On Dec. 15, 2019, Eric Fenster addressed a crowd of investors and friends of Gather, the downtown Berkeley restaurant he co-founded 10 years ago, and shared some of the milestones achieved thus far: over 1 million meals served, more than $100,000 donated through its “Cocktails for Change” program, tons of landfill waste diverted through the restaurant’s composting program.
Fenster then asked those assembled to envision a greenhouse-like structure built on Gather’s outdoor patio, where film screenings and events with farmers and speakers could take place.
That optimistic look into the future took place just a few short months before the pandemic forced the restaurant to close.
In September, after being shut down for six months, “Gather 2.0” opened for takeout and socially distanced outdoor seating for about 75.
With all the talk about essential workers and essential services that came with the pandemic, Fenster wanted Gather’s new incarnation to be much more of an essential service as opposed to a special occasion restaurant. That means the full-service restaurant of pre-Covid times probably won’t come back as it was.
Fenster is originally from New City, New York, and recalled how he “potchked” in the kitchen with his grandmother Esther. He was raised Reform and says family gatherings around food played a pivotal role in the path he chose.

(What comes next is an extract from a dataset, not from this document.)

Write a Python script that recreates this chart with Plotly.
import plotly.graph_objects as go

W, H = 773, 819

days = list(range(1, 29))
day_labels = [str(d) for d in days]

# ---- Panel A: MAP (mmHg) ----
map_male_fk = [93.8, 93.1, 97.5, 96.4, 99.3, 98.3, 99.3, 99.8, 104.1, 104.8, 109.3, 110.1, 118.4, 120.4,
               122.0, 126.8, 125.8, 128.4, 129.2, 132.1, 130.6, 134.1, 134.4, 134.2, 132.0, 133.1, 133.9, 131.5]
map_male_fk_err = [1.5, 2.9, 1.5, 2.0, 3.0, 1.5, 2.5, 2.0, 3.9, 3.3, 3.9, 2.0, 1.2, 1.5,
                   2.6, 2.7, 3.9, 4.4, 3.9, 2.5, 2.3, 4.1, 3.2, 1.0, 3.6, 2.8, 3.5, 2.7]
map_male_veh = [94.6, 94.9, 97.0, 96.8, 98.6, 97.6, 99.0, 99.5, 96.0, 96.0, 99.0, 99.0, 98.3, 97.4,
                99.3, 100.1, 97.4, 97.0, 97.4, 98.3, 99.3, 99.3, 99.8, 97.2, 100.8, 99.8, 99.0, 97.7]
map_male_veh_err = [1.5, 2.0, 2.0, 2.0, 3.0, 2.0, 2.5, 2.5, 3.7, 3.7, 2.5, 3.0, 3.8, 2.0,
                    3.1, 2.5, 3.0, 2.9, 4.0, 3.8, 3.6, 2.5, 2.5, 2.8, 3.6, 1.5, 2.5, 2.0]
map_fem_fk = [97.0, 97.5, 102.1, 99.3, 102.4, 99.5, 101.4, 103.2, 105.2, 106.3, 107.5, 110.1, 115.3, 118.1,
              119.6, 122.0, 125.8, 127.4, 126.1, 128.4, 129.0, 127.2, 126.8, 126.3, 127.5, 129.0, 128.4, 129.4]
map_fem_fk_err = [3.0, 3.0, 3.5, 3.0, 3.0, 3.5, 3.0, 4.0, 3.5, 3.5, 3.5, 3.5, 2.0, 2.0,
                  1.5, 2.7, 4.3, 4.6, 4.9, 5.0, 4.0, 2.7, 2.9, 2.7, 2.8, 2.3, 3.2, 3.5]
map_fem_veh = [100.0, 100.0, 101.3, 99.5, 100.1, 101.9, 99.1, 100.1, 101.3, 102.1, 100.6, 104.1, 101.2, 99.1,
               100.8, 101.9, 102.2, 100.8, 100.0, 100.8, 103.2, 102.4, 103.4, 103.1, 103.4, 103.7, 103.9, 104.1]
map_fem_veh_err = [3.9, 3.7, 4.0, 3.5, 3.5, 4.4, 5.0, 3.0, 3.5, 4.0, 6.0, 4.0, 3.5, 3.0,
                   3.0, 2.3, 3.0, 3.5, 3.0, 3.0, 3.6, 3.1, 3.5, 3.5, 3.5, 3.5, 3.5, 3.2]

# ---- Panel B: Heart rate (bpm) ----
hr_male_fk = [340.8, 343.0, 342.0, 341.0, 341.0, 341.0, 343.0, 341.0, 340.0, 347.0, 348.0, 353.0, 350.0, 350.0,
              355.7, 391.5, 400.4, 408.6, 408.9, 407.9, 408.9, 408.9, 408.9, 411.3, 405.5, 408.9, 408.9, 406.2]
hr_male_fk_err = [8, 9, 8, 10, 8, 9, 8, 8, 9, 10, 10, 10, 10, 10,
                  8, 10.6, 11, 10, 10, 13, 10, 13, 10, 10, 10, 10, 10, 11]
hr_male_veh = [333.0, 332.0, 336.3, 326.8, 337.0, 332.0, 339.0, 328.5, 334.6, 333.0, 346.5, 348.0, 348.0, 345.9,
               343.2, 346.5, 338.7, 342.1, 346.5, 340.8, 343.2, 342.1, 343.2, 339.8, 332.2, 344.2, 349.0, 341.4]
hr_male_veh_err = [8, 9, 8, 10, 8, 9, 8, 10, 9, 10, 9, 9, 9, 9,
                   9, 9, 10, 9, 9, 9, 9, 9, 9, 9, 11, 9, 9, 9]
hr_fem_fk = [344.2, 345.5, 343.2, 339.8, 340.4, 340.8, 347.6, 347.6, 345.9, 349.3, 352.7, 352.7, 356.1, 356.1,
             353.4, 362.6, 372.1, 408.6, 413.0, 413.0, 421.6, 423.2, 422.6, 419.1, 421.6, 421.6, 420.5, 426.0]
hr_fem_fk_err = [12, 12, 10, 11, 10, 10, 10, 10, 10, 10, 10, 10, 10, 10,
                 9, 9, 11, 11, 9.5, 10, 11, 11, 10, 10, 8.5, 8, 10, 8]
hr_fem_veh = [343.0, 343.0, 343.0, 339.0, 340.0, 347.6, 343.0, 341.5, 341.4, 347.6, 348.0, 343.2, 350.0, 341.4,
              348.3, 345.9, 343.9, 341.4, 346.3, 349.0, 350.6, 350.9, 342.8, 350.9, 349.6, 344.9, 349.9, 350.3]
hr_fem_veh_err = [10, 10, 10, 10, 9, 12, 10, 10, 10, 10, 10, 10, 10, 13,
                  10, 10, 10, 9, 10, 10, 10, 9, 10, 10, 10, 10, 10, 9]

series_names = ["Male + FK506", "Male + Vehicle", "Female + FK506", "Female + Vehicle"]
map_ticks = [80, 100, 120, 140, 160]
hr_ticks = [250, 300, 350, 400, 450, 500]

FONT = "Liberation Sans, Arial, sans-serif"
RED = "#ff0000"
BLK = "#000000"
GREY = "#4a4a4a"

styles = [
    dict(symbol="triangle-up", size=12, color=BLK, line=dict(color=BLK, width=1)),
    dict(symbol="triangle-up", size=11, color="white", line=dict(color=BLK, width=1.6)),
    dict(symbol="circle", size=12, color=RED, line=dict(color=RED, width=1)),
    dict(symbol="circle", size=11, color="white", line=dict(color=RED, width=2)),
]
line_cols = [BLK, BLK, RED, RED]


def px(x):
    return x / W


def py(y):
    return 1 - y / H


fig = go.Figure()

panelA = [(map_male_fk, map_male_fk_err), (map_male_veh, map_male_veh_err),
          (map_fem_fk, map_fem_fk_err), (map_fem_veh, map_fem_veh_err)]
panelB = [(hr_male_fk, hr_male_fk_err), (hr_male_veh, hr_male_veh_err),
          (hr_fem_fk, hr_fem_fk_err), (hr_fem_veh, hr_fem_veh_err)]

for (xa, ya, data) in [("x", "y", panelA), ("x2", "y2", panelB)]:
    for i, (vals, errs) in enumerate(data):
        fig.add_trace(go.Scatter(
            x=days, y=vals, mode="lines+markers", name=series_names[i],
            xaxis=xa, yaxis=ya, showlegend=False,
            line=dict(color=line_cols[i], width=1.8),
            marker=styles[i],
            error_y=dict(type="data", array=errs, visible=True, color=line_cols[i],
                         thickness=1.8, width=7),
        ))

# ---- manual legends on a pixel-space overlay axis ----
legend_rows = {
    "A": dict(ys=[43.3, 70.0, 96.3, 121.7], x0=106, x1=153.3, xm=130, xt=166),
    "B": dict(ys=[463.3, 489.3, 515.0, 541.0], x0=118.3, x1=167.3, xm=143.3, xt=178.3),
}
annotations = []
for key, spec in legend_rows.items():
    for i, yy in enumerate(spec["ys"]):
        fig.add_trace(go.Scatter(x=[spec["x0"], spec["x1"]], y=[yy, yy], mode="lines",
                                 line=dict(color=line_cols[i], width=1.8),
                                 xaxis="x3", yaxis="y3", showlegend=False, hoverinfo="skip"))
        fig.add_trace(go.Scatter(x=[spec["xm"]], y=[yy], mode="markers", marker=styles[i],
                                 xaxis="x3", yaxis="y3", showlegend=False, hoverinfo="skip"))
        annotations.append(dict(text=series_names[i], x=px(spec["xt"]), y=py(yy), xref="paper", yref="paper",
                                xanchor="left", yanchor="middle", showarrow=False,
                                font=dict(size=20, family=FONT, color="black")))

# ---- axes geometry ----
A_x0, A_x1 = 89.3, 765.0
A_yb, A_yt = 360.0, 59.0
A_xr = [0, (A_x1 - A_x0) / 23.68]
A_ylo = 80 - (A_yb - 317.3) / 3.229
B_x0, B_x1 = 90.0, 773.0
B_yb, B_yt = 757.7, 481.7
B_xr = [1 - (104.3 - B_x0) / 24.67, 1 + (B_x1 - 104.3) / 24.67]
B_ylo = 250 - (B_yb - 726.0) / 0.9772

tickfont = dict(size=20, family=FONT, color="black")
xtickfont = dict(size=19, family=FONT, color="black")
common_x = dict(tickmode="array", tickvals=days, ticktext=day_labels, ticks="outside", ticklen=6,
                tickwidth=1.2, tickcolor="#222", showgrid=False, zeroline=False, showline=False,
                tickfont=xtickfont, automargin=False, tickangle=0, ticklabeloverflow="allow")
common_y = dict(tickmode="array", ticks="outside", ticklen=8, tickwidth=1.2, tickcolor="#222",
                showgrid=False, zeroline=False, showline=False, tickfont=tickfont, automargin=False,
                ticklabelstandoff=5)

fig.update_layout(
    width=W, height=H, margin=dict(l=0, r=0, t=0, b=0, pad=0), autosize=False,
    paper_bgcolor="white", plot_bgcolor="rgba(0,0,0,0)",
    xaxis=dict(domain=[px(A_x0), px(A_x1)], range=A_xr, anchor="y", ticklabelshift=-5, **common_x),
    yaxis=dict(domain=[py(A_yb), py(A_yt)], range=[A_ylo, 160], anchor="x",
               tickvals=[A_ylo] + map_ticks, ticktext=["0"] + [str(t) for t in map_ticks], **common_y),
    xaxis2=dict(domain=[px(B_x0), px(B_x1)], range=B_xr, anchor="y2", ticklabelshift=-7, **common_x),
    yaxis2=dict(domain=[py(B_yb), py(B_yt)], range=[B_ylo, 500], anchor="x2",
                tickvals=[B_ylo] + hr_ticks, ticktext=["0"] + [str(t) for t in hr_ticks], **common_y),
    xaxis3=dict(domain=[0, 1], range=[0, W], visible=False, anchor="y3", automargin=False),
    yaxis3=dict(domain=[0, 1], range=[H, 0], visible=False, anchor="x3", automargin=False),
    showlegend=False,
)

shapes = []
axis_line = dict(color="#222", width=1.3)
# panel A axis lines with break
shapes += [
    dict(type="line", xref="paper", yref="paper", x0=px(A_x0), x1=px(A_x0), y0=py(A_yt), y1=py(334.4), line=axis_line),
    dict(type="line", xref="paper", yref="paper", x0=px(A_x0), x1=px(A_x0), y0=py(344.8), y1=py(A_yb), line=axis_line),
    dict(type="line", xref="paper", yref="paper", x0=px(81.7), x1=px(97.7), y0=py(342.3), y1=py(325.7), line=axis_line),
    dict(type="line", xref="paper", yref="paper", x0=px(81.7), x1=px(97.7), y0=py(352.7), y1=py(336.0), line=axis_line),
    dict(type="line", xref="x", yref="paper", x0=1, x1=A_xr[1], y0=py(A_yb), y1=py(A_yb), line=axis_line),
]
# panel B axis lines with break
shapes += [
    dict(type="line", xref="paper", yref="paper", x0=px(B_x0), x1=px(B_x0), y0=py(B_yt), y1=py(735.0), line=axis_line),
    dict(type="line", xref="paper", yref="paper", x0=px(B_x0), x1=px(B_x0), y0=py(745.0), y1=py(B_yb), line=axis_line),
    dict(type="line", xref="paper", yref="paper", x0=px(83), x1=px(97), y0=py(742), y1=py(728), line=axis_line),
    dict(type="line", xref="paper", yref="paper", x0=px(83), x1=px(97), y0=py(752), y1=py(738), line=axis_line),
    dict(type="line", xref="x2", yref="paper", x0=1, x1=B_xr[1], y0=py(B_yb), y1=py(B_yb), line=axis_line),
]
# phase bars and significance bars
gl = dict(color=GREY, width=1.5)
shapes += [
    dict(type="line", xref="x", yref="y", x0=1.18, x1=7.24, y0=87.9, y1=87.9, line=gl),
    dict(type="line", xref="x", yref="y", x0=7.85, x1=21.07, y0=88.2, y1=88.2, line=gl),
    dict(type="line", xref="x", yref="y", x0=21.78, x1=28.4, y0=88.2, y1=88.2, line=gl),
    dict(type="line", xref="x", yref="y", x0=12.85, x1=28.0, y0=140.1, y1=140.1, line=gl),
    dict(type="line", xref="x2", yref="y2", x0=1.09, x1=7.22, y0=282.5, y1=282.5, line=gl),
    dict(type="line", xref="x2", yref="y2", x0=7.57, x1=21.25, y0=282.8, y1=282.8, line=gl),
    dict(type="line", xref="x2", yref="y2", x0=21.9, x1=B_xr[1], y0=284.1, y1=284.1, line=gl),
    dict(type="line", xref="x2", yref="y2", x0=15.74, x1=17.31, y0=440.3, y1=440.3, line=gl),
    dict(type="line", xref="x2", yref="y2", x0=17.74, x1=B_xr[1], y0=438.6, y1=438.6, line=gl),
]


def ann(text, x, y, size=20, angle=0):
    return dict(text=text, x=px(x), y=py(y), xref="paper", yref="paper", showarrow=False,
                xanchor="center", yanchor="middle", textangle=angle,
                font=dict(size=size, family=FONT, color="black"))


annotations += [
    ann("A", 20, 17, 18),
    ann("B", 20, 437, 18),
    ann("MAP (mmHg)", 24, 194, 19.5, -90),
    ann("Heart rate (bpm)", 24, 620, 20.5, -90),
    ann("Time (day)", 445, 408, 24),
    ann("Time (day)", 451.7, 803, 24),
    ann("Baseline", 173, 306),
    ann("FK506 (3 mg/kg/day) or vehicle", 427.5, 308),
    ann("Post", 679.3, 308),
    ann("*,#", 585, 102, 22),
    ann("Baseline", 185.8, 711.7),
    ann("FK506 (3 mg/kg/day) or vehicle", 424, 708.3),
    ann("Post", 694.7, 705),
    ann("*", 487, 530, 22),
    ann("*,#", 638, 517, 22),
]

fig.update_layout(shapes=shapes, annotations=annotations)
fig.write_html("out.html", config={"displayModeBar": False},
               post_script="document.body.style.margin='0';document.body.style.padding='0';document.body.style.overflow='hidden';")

After studying ecology and conservation biology at the University of Madison–Wisconsin, he worked at the Teva Learning Center teaching Jewish environmental education. The executive director at the time was Adam Berman, founder of Berkeley’s Urban Adamah.
Fenster’s first job in Berkeley was at the Edible Schoolyard, the educational program founded by Alice Waters, and then he went on to found an outdoor adventure company and farm-to-table catering company, Back to Earth, before opening Gather.

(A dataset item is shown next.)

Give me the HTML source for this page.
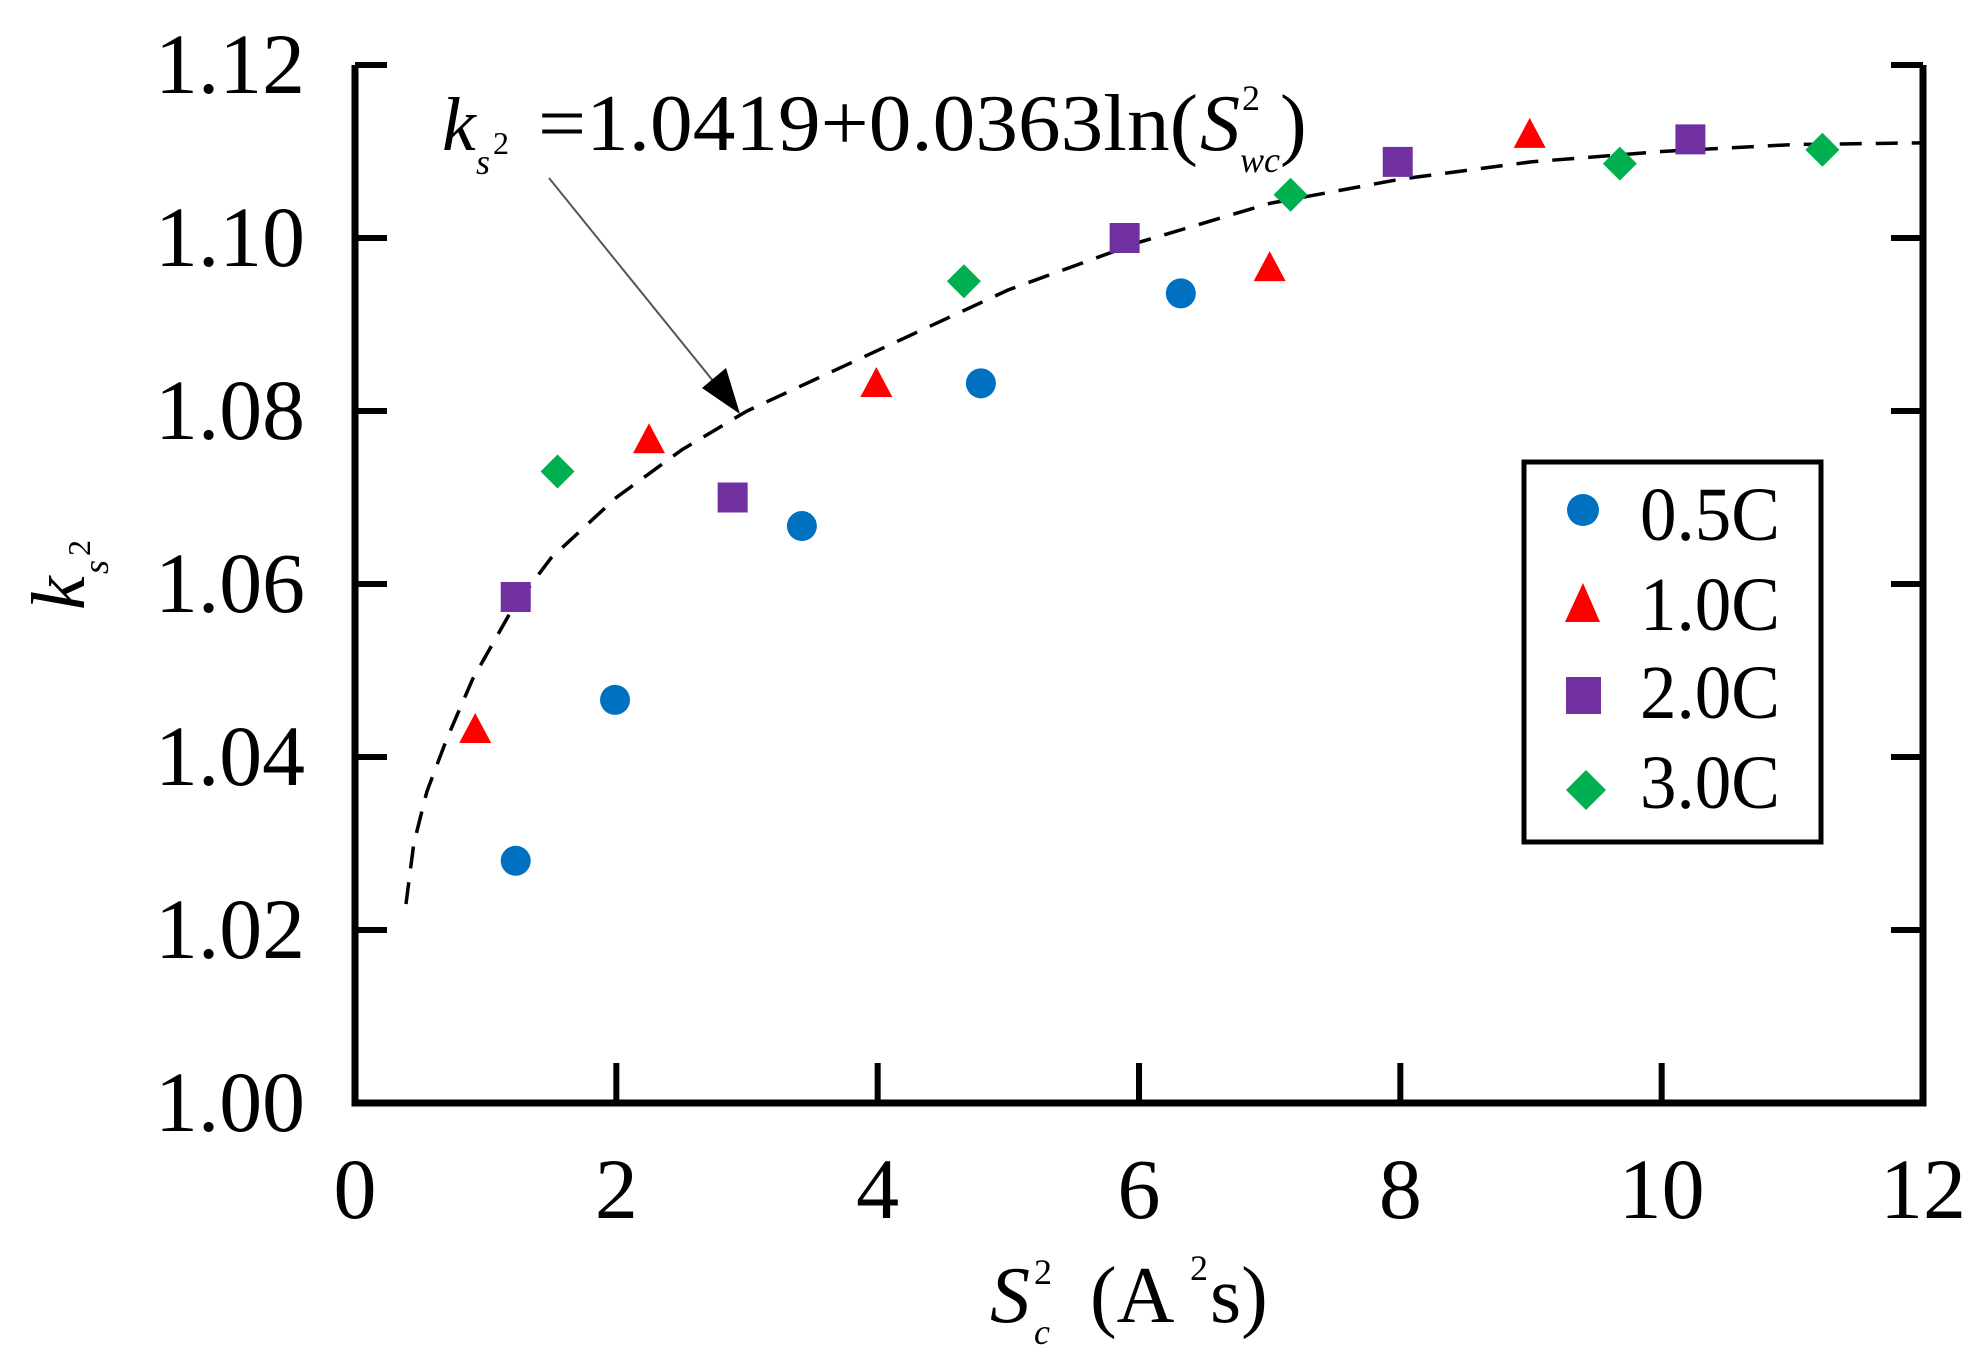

When he and his then-partner did a crowdsourcing campaign before their opening over a decade ago, Gather was among the first restaurants to raise funds that way, and now Fenster is going back to the community to do it again. He has just launched a Kickstarter campaign to help fund the new events space.

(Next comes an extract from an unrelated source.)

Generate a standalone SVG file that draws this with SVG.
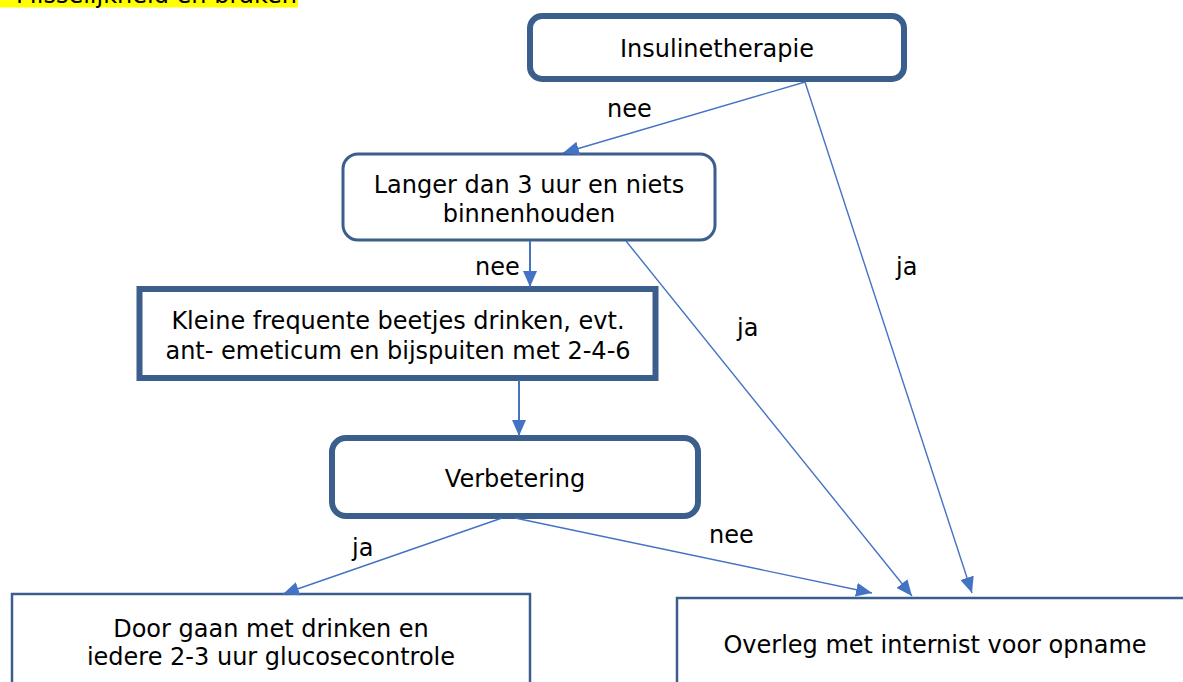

Fenster is still visualizing the greenhouse-type structure on the patio, but now it won’t have walls. He had applied for permits before the pandemic, but because the approval process can take a long time in Berkeley, it gave him time to make the necessary design changes.
“Now it will be an open-air canopy with radiant heating for winter and have an indoor-outdoor feel,” he said. “We’ll be able to have Covid-friendly outdoor movie nights in the middle of winter, workshops and talks and probably some ticketed events.” The new addition was approved in August; Fenster hopes it will be operational by December.
He envisions a market taking up some of the space, so that when diners come to eat, they can add grocery items to their order and leave with eggs, milk, produce or a treat, like cookie dough.
The market also will offer customers an opportunity to donate a box of organically grown produce to someone who can’t afford it. The $65 price tag for a box of produce will also cover another box for a person in need.
Another change at the restaurant is its more fast-casual style. Outdoor diners order entirely from their smartphones, rather than giving their orders to a server, and the food is delivered to the table. Diners are asked to do their own busing to keep the staff safe. And there is a new chef, Jessica Whitemore, who came most recently from Bluestem Brasserie in the city.
So what’s on the menu at Gather 2.0?
Offerings have expanded for pizzas and burgers, some of the more popular dishes before. Also new are gluten-free pizza crust, falafel, and Portobello burgers that can be had either on lettuce or gluten-free buns. Salad offerings also have expanded.
“The No. 1 thing is that we’ve reduced our prices by around 25 percent on numerous items. The idea is accessible, healthy comfort food,” Fenster said.
“Gather as a concept was never truly intended to be a special-occasion restaurant. In the name and intention, it was meant to be a place to get together, break bread and share stories,” Fenster said. In Gather 2.0, he hopes to bring it closer to that original vision.